---- SOURCE MATERIAL

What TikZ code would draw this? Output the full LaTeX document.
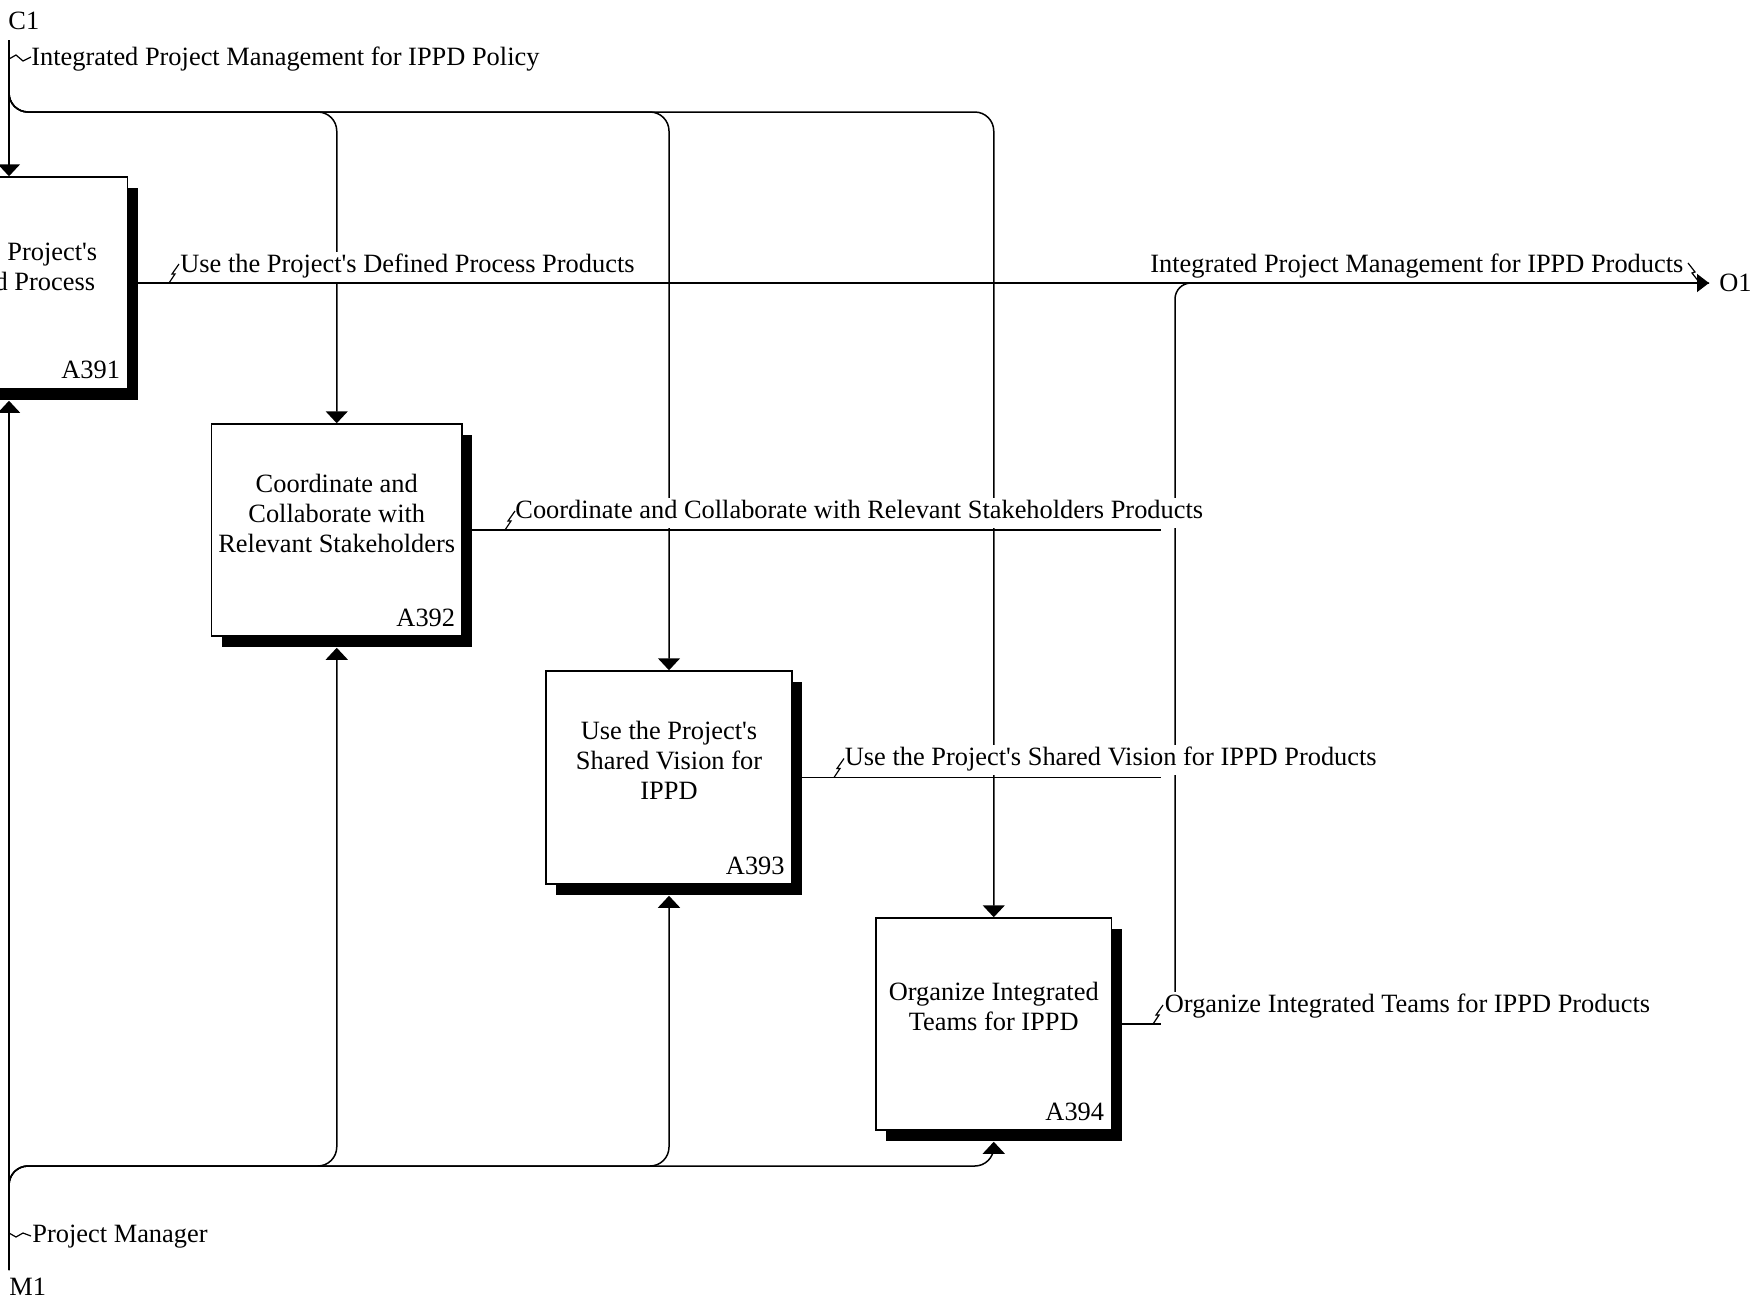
\documentclass[tikz,border=0pt]{standalone}
\usepackage{fontspec}
\setmainfont{Liberation Serif}[Ligatures=TeXOff]
\usetikzlibrary{arrows.meta,shadows}
\begin{document}
\begin{tikzpicture}[x=0.5pt,y=-0.5pt,
  font=\fontsize{13.2}{15}\selectfont,
  flow/.style={line width=0.75pt},
  tipin/.style={-{Triangle[width=11pt,length=6pt]}},
  tipout/.style={-{Triangle[width=9pt,length=6pt]}},
  roundbend/.style={rounded corners=9.5pt},
  actbox/.style={draw, fill=white, line width=0.75pt, inner sep=0pt,
    drop shadow={shadow xshift=5pt, shadow yshift=-5.5pt, opacity=1, fill=black}},
  boxtext/.style={align=center, inner sep=0pt},
  boxnum/.style={anchor=base east, inner sep=0pt},
  lbl/.style={anchor=base west, inner sep=0pt, fill=white, text height=10pt, text depth=5pt},
  tag/.style={anchor=base west, inner sep=0pt},
  squig/.style={line width=0.6pt},
]
\useasboundingbox (0,0) rectangle (1754,1307);
\clip (0,0) rectangle (1754,1307);

% ---------- activity boxes ----------
\node[actbox, minimum width=118.5pt, minimum height=106pt]   (A391) at (9,283) {};
\node[actbox, minimum width=125.25pt, minimum height=106pt]  (A392) at (336.75,530) {};
\node[actbox, minimum width=123pt, minimum height=106.5pt]   (A393) at (669,777.5) {};
\node[actbox, minimum width=117.75pt, minimum height=106pt]  (A394) at (993.75,1024) {};

\node[boxtext] (t391) at (9,266) {Use the Project's\\Defined Process};
\node[boxtext] (t392) at (336.75,513) {Coordinate and\\Collaborate with\\Relevant Stakeholders};
\node[boxtext] (t393) at (669,760) {Use the Project's\\Shared Vision for\\IPPD};
\node[boxtext] (t394) at (993.75,1006.5) {Organize Integrated\\Teams for IPPD};

\node[boxnum] (n391) at (120.5,378) {A391};
\node[boxnum] (n392) at (455.5,626) {A392};
\node[boxnum] (n393) at (785,874) {A393};
\node[boxnum] (n394) at (1104.5,1120) {A394};

% ---------- boundary coordinates ----------
\coordinate (c1) at (9,40);
\coordinate (cb) at (9,112);
\coordinate (m1) at (9,1270);
\coordinate (mb) at (9,1166);
\coordinate (o1) at (1709,283);
\coordinate (busb) at (1175,1000);
\coordinate (bust) at (1175,283);
\coordinate (e392) at (1161,530);
\coordinate (e393) at (1161,777.5);
\coordinate (e394) at (1161,1024);

% ---------- controls (C1) ----------
\draw[flow,tipin] (c1) -- (A391.north);
\draw[flow,tipin,roundbend] (c1) -- (cb) -| (A392.north);
\draw[flow,tipin,roundbend] (c1) -- (cb) -| (A393.north);
\draw[flow,tipin,roundbend] (c1) -- (cb) -| (A394.north);

% ---------- mechanisms (M1) ----------
\draw[flow,tipin] (m1) -- ([yshift=-5.5pt]A391.south);
\draw[flow,tipin,roundbend] (m1) -- (mb) -| ([yshift=-5.5pt]A392.south);
\draw[flow,tipin,roundbend] (m1) -- (mb) -| ([yshift=-5.5pt]A393.south);
\draw[flow,tipin,roundbend] (m1) -- (mb) -| ([yshift=-5.5pt]A394.south);

% ---------- output bus ----------
\draw[flow,rounded corners=8pt] (busb) -- (bust) -- (o1);

% ---------- labels ----------
\node[lbl] (lpol) at (31,65) {Integrated Project Management for IPPD Policy};
\node[lbl] (l391) at (180,272) {Use the Project's Defined Process Products};
\node[lbl] (lout) at (1150,272) {Integrated Project Management for IPPD Products};
\node[lbl] (l392) at (515,518) {Coordinate and Collaborate with Relevant Stakeholders Products};
\node[lbl] (l393) at (844.5,765) {Use the Project's Shared Vision for IPPD Products};
\node[lbl] (l394) at (1164.5,1012) {Organize Integrated Teams for IPPD Products};
\node[lbl] (lmgr) at (32,1242) {Project Manager};

\node[tag] (C1) at (8,29) {C1};
\node[tag] (M1) at (9,1295) {M1};
\node[tag] (O1) at (1719,291) {O1};

% ---------- outputs ----------
\draw[flow,tipout] (A391.east) -- (o1);
\draw[flow] (A392.east) -- (e392);
\draw[flow] (A393.east) -- (e393);
\draw[flow] (A394.east) -- (e394);

% ---------- squiggles ----------
\draw[squig] (9,59) -- ++(7,-4) -- ++(7,6) -- ++(8,-4);
\draw[squig] (9,1233) -- ++(7,4) -- ++(7,-4) -- ++(8,3);
\draw[squig] (169,283) -- ++(6,-9) -- ++(-3,0) -- ++(7,-10);
\draw[squig] (505,530) -- ++(6,-9) -- ++(-3,0) -- ++(7,-10);
\draw[squig] (834,777.5) -- ++(6,-9) -- ++(-3,0) -- ++(7,-10);
\draw[squig] (1153,1024) -- ++(6,-9) -- ++(-3,0) -- ++(7,-10);
\draw[squig] (1688,263) -- ++(7,9) -- ++(-3,1) -- ++(7,9);
\end{tikzpicture}
\end{document}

--------

Quote every line word for word and keep the images out of the copy.

→ RESULT OF THIS EXERCISE:
What TikZ code would draw this? Output the full LaTeX document.
\documentclass[tikz,border=0pt]{standalone}
\usepackage{fontspec}
\setmainfont{Liberation Serif}[Ligatures=TeXOff]
\usetikzlibrary{arrows.meta,shadows}
\begin{document}
\begin{tikzpicture}[x=0.5pt,y=-0.5pt,
  font=\fontsize{13.2}{15}\selectfont,
  flow/.style={line width=0.75pt},
  tipin/.style={-{Triangle[width=11pt,length=6pt]}},
  tipout/.style={-{Triangle[width=9pt,length=6pt]}},
  roundbend/.style={rounded corners=9.5pt},
  actbox/.style={draw, fill=white, line width=0.75pt, inner sep=0pt,
    drop shadow={shadow xshift=5pt, shadow yshift=-5.5pt, opacity=1, fill=black}},
  boxtext/.style={align=center, inner sep=0pt},
  boxnum/.style={anchor=base east, inner sep=0pt},
  lbl/.style={anchor=base west, inner sep=0pt, fill=white, text height=10pt, text depth=5pt},
  tag/.style={anchor=base west, inner sep=0pt},
  squig/.style={line width=0.6pt},
]
\useasboundingbox (0,0) rectangle (1754,1307);
\clip (0,0) rectangle (1754,1307);

% ---------- activity boxes ----------
\node[actbox, minimum width=118.5pt, minimum height=106pt]   (A391) at (9,283) {};
\node[actbox, minimum width=125.25pt, minimum height=106pt]  (A392) at (336.75,530) {};
\node[actbox, minimum width=123pt, minimum height=106.5pt]   (A393) at (669,777.5) {};
\node[actbox, minimum width=117.75pt, minimum height=106pt]  (A394) at (993.75,1024) {};

\node[boxtext] (t391) at (9,266) {Use the Project's\\Defined Process};
\node[boxtext] (t392) at (336.75,513) {Coordinate and\\Collaborate with\\Relevant Stakeholders};
\node[boxtext] (t393) at (669,760) {Use the Project's\\Shared Vision for\\IPPD};
\node[boxtext] (t394) at (993.75,1006.5) {Organize Integrated\\Teams for IPPD};

\node[boxnum] (n391) at (120.5,378) {A391};
\node[boxnum] (n392) at (455.5,626) {A392};
\node[boxnum] (n393) at (785,874) {A393};
\node[boxnum] (n394) at (1104.5,1120) {A394};

% ---------- boundary coordinates ----------
\coordinate (c1) at (9,40);
\coordinate (cb) at (9,112);
\coordinate (m1) at (9,1270);
\coordinate (mb) at (9,1166);
\coordinate (o1) at (1709,283);
\coordinate (busb) at (1175,1000);
\coordinate (bust) at (1175,283);
\coordinate (e392) at (1161,530);
\coordinate (e393) at (1161,777.5);
\coordinate (e394) at (1161,1024);

% ---------- controls (C1) ----------
\draw[flow,tipin] (c1) -- (A391.north);
\draw[flow,tipin,roundbend] (c1) -- (cb) -| (A392.north);
\draw[flow,tipin,roundbend] (c1) -- (cb) -| (A393.north);
\draw[flow,tipin,roundbend] (c1) -- (cb) -| (A394.north);

% ---------- mechanisms (M1) ----------
\draw[flow,tipin] (m1) -- ([yshift=-5.5pt]A391.south);
\draw[flow,tipin,roundbend] (m1) -- (mb) -| ([yshift=-5.5pt]A392.south);
\draw[flow,tipin,roundbend] (m1) -- (mb) -| ([yshift=-5.5pt]A393.south);
\draw[flow,tipin,roundbend] (m1) -- (mb) -| ([yshift=-5.5pt]A394.south);

% ---------- output bus ----------
\draw[flow,rounded corners=8pt] (busb) -- (bust) -- (o1);

% ---------- labels ----------
\node[lbl] (lpol) at (31,65) {Integrated Project Management for IPPD Policy};
\node[lbl] (l391) at (180,272) {Use the Project's Defined Process Products};
\node[lbl] (lout) at (1150,272) {Integrated Project Management for IPPD Products};
\node[lbl] (l392) at (515,518) {Coordinate and Collaborate with Relevant Stakeholders Products};
\node[lbl] (l393) at (844.5,765) {Use the Project's Shared Vision for IPPD Products};
\node[lbl] (l394) at (1164.5,1012) {Organize Integrated Teams for IPPD Products};
\node[lbl] (lmgr) at (32,1242) {Project Manager};

\node[tag] (C1) at (8,29) {C1};
\node[tag] (M1) at (9,1295) {M1};
\node[tag] (O1) at (1719,291) {O1};

% ---------- outputs ----------
\draw[flow,tipout] (A391.east) -- (o1);
\draw[flow] (A392.east) -- (e392);
\draw[flow] (A393.east) -- (e393);
\draw[flow] (A394.east) -- (e394);

% ---------- squiggles ----------
\draw[squig] (9,59) -- ++(7,-4) -- ++(7,6) -- ++(8,-4);
\draw[squig] (9,1233) -- ++(7,4) -- ++(7,-4) -- ++(8,3);
\draw[squig] (169,283) -- ++(6,-9) -- ++(-3,0) -- ++(7,-10);
\draw[squig] (505,530) -- ++(6,-9) -- ++(-3,0) -- ++(7,-10);
\draw[squig] (834,777.5) -- ++(6,-9) -- ++(-3,0) -- ++(7,-10);
\draw[squig] (1153,1024) -- ++(6,-9) -- ++(-3,0) -- ++(7,-10);
\draw[squig] (1688,263) -- ++(7,9) -- ++(-3,1) -- ++(7,9);
\end{tikzpicture}
\end{document}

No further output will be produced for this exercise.